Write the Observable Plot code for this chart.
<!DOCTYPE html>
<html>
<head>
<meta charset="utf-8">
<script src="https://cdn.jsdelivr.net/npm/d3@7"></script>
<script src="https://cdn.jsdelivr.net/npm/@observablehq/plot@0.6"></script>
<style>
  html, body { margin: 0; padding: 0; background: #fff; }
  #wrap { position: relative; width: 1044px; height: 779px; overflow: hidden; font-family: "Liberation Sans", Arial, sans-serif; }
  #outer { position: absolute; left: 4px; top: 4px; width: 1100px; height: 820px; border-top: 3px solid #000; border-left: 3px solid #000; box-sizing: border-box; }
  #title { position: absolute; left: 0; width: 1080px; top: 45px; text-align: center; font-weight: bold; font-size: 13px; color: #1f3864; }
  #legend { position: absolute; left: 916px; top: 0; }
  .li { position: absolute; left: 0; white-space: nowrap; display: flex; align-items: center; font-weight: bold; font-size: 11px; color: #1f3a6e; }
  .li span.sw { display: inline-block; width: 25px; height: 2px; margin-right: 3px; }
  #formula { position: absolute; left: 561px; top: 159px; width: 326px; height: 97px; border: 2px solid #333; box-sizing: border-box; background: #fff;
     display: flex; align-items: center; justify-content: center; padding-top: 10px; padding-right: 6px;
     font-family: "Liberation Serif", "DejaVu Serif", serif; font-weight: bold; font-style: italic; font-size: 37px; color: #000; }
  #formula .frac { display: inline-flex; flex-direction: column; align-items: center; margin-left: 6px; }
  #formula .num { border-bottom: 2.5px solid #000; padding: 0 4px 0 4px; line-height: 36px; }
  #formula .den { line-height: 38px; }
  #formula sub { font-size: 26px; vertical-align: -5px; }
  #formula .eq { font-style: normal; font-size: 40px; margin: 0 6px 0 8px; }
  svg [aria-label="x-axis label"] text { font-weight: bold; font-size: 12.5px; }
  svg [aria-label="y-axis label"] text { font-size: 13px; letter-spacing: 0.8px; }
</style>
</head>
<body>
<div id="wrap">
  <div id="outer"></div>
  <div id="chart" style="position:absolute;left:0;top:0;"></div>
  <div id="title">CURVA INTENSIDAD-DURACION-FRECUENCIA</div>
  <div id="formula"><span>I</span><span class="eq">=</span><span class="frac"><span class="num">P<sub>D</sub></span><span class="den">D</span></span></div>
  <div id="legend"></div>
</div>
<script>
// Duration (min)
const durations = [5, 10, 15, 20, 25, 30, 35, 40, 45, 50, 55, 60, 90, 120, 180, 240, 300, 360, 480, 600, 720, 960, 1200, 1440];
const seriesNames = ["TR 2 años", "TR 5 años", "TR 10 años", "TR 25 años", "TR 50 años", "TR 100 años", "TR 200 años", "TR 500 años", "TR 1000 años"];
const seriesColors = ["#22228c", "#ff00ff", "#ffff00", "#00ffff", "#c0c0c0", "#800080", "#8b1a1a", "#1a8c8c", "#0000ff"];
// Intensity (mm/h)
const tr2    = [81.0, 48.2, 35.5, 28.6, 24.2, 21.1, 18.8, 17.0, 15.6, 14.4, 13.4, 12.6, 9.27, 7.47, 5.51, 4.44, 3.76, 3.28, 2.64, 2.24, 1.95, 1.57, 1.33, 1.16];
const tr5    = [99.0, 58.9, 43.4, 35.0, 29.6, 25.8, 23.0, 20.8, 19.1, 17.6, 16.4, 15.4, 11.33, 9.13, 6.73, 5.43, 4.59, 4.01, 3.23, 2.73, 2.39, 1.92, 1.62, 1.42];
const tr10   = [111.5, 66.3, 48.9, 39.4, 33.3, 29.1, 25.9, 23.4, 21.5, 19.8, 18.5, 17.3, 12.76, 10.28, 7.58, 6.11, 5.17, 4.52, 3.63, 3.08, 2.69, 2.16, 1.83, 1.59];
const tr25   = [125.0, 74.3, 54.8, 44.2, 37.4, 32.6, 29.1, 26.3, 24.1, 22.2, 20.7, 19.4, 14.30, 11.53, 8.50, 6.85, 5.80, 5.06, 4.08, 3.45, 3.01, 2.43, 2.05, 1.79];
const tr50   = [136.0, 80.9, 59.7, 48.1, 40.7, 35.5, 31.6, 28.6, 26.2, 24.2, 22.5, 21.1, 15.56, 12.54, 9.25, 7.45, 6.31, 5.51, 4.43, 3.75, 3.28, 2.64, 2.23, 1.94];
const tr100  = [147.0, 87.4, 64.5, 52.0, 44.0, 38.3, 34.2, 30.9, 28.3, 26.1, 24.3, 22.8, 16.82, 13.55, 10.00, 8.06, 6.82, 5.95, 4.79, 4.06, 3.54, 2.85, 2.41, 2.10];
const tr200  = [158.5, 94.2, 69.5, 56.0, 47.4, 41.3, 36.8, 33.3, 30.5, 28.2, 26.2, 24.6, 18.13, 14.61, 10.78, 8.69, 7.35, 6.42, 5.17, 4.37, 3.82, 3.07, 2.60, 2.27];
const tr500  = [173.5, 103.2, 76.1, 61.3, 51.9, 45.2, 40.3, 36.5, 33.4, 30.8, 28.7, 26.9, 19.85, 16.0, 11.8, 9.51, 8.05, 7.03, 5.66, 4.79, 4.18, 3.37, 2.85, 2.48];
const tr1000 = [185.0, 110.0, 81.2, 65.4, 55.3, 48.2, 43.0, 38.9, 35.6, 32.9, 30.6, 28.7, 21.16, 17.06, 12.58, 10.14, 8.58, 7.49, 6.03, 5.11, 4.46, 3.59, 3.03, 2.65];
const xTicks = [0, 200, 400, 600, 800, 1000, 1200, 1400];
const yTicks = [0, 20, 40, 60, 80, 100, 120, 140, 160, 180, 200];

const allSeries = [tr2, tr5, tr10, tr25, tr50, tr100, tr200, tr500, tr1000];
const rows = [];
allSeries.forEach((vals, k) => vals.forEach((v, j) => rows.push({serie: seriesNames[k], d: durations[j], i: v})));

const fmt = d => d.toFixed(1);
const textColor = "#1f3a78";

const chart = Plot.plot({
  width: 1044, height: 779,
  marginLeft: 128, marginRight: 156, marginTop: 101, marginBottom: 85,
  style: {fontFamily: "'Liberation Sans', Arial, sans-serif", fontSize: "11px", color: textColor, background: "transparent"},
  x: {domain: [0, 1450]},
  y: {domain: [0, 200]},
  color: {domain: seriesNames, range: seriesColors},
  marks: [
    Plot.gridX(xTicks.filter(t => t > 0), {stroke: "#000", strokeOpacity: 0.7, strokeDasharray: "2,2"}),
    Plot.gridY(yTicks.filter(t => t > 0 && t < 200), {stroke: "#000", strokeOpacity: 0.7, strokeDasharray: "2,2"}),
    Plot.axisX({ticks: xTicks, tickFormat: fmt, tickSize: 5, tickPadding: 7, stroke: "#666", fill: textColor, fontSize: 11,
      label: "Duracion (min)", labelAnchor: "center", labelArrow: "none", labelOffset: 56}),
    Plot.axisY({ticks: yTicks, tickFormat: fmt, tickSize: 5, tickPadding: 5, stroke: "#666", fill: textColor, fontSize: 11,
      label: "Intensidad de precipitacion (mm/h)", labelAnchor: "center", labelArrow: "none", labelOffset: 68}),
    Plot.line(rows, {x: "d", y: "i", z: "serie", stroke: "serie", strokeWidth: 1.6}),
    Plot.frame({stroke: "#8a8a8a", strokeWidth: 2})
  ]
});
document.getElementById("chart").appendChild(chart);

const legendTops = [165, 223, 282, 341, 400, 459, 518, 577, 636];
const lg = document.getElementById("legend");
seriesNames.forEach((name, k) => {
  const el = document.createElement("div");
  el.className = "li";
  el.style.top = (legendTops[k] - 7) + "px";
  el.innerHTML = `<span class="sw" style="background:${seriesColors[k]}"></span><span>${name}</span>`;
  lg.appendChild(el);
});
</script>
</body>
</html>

_EXERCISE BRIEF_.
Repeat the data in its entirety, character for character.

_FULL ANSWER_.
Write the Observable Plot code for this chart.
<!DOCTYPE html>
<html>
<head>
<meta charset="utf-8">
<script src="https://cdn.jsdelivr.net/npm/d3@7"></script>
<script src="https://cdn.jsdelivr.net/npm/@observablehq/plot@0.6"></script>
<style>
  html, body { margin: 0; padding: 0; background: #fff; }
  #wrap { position: relative; width: 1044px; height: 779px; overflow: hidden; font-family: "Liberation Sans", Arial, sans-serif; }
  #outer { position: absolute; left: 4px; top: 4px; width: 1100px; height: 820px; border-top: 3px solid #000; border-left: 3px solid #000; box-sizing: border-box; }
  #title { position: absolute; left: 0; width: 1080px; top: 45px; text-align: center; font-weight: bold; font-size: 13px; color: #1f3864; }
  #legend { position: absolute; left: 916px; top: 0; }
  .li { position: absolute; left: 0; white-space: nowrap; display: flex; align-items: center; font-weight: bold; font-size: 11px; color: #1f3a6e; }
  .li span.sw { display: inline-block; width: 25px; height: 2px; margin-right: 3px; }
  #formula { position: absolute; left: 561px; top: 159px; width: 326px; height: 97px; border: 2px solid #333; box-sizing: border-box; background: #fff;
     display: flex; align-items: center; justify-content: center; padding-top: 10px; padding-right: 6px;
     font-family: "Liberation Serif", "DejaVu Serif", serif; font-weight: bold; font-style: italic; font-size: 37px; color: #000; }
  #formula .frac { display: inline-flex; flex-direction: column; align-items: center; margin-left: 6px; }
  #formula .num { border-bottom: 2.5px solid #000; padding: 0 4px 0 4px; line-height: 36px; }
  #formula .den { line-height: 38px; }
  #formula sub { font-size: 26px; vertical-align: -5px; }
  #formula .eq { font-style: normal; font-size: 40px; margin: 0 6px 0 8px; }
  svg [aria-label="x-axis label"] text { font-weight: bold; font-size: 12.5px; }
  svg [aria-label="y-axis label"] text { font-size: 13px; letter-spacing: 0.8px; }
</style>
</head>
<body>
<div id="wrap">
  <div id="outer"></div>
  <div id="chart" style="position:absolute;left:0;top:0;"></div>
  <div id="title">CURVA INTENSIDAD-DURACION-FRECUENCIA</div>
  <div id="formula"><span>I</span><span class="eq">=</span><span class="frac"><span class="num">P<sub>D</sub></span><span class="den">D</span></span></div>
  <div id="legend"></div>
</div>
<script>
// Duration (min)
const durations = [5, 10, 15, 20, 25, 30, 35, 40, 45, 50, 55, 60, 90, 120, 180, 240, 300, 360, 480, 600, 720, 960, 1200, 1440];
const seriesNames = ["TR 2 años", "TR 5 años", "TR 10 años", "TR 25 años", "TR 50 años", "TR 100 años", "TR 200 años", "TR 500 años", "TR 1000 años"];
const seriesColors = ["#22228c", "#ff00ff", "#ffff00", "#00ffff", "#c0c0c0", "#800080", "#8b1a1a", "#1a8c8c", "#0000ff"];
// Intensity (mm/h)
const tr2    = [81.0, 48.2, 35.5, 28.6, 24.2, 21.1, 18.8, 17.0, 15.6, 14.4, 13.4, 12.6, 9.27, 7.47, 5.51, 4.44, 3.76, 3.28, 2.64, 2.24, 1.95, 1.57, 1.33, 1.16];
const tr5    = [99.0, 58.9, 43.4, 35.0, 29.6, 25.8, 23.0, 20.8, 19.1, 17.6, 16.4, 15.4, 11.33, 9.13, 6.73, 5.43, 4.59, 4.01, 3.23, 2.73, 2.39, 1.92, 1.62, 1.42];
const tr10   = [111.5, 66.3, 48.9, 39.4, 33.3, 29.1, 25.9, 23.4, 21.5, 19.8, 18.5, 17.3, 12.76, 10.28, 7.58, 6.11, 5.17, 4.52, 3.63, 3.08, 2.69, 2.16, 1.83, 1.59];
const tr25   = [125.0, 74.3, 54.8, 44.2, 37.4, 32.6, 29.1, 26.3, 24.1, 22.2, 20.7, 19.4, 14.30, 11.53, 8.50, 6.85, 5.80, 5.06, 4.08, 3.45, 3.01, 2.43, 2.05, 1.79];
const tr50   = [136.0, 80.9, 59.7, 48.1, 40.7, 35.5, 31.6, 28.6, 26.2, 24.2, 22.5, 21.1, 15.56, 12.54, 9.25, 7.45, 6.31, 5.51, 4.43, 3.75, 3.28, 2.64, 2.23, 1.94];
const tr100  = [147.0, 87.4, 64.5, 52.0, 44.0, 38.3, 34.2, 30.9, 28.3, 26.1, 24.3, 22.8, 16.82, 13.55, 10.00, 8.06, 6.82, 5.95, 4.79, 4.06, 3.54, 2.85, 2.41, 2.10];
const tr200  = [158.5, 94.2, 69.5, 56.0, 47.4, 41.3, 36.8, 33.3, 30.5, 28.2, 26.2, 24.6, 18.13, 14.61, 10.78, 8.69, 7.35, 6.42, 5.17, 4.37, 3.82, 3.07, 2.60, 2.27];
const tr500  = [173.5, 103.2, 76.1, 61.3, 51.9, 45.2, 40.3, 36.5, 33.4, 30.8, 28.7, 26.9, 19.85, 16.0, 11.8, 9.51, 8.05, 7.03, 5.66, 4.79, 4.18, 3.37, 2.85, 2.48];
const tr1000 = [185.0, 110.0, 81.2, 65.4, 55.3, 48.2, 43.0, 38.9, 35.6, 32.9, 30.6, 28.7, 21.16, 17.06, 12.58, 10.14, 8.58, 7.49, 6.03, 5.11, 4.46, 3.59, 3.03, 2.65];
const xTicks = [0, 200, 400, 600, 800, 1000, 1200, 1400];
const yTicks = [0, 20, 40, 60, 80, 100, 120, 140, 160, 180, 200];

const allSeries = [tr2, tr5, tr10, tr25, tr50, tr100, tr200, tr500, tr1000];
const rows = [];
allSeries.forEach((vals, k) => vals.forEach((v, j) => rows.push({serie: seriesNames[k], d: durations[j], i: v})));

const fmt = d => d.toFixed(1);
const textColor = "#1f3a78";

const chart = Plot.plot({
  width: 1044, height: 779,
  marginLeft: 128, marginRight: 156, marginTop: 101, marginBottom: 85,
  style: {fontFamily: "'Liberation Sans', Arial, sans-serif", fontSize: "11px", color: textColor, background: "transparent"},
  x: {domain: [0, 1450]},
  y: {domain: [0, 200]},
  color: {domain: seriesNames, range: seriesColors},
  marks: [
    Plot.gridX(xTicks.filter(t => t > 0), {stroke: "#000", strokeOpacity: 0.7, strokeDasharray: "2,2"}),
    Plot.gridY(yTicks.filter(t => t > 0 && t < 200), {stroke: "#000", strokeOpacity: 0.7, strokeDasharray: "2,2"}),
    Plot.axisX({ticks: xTicks, tickFormat: fmt, tickSize: 5, tickPadding: 7, stroke: "#666", fill: textColor, fontSize: 11,
      label: "Duracion (min)", labelAnchor: "center", labelArrow: "none", labelOffset: 56}),
    Plot.axisY({ticks: yTicks, tickFormat: fmt, tickSize: 5, tickPadding: 5, stroke: "#666", fill: textColor, fontSize: 11,
      label: "Intensidad de precipitacion (mm/h)", labelAnchor: "center", labelArrow: "none", labelOffset: 68}),
    Plot.line(rows, {x: "d", y: "i", z: "serie", stroke: "serie", strokeWidth: 1.6}),
    Plot.frame({stroke: "#8a8a8a", strokeWidth: 2})
  ]
});
document.getElementById("chart").appendChild(chart);

const legendTops = [165, 223, 282, 341, 400, 459, 518, 577, 636];
const lg = document.getElementById("legend");
seriesNames.forEach((name, k) => {
  const el = document.createElement("div");
  el.className = "li";
  el.style.top = (legendTops[k] - 7) + "px";
  el.innerHTML = `<span class="sw" style="background:${seriesColors[k]}"></span><span>${name}</span>`;
  lg.appendChild(el);
});
</script>
</body>
</html>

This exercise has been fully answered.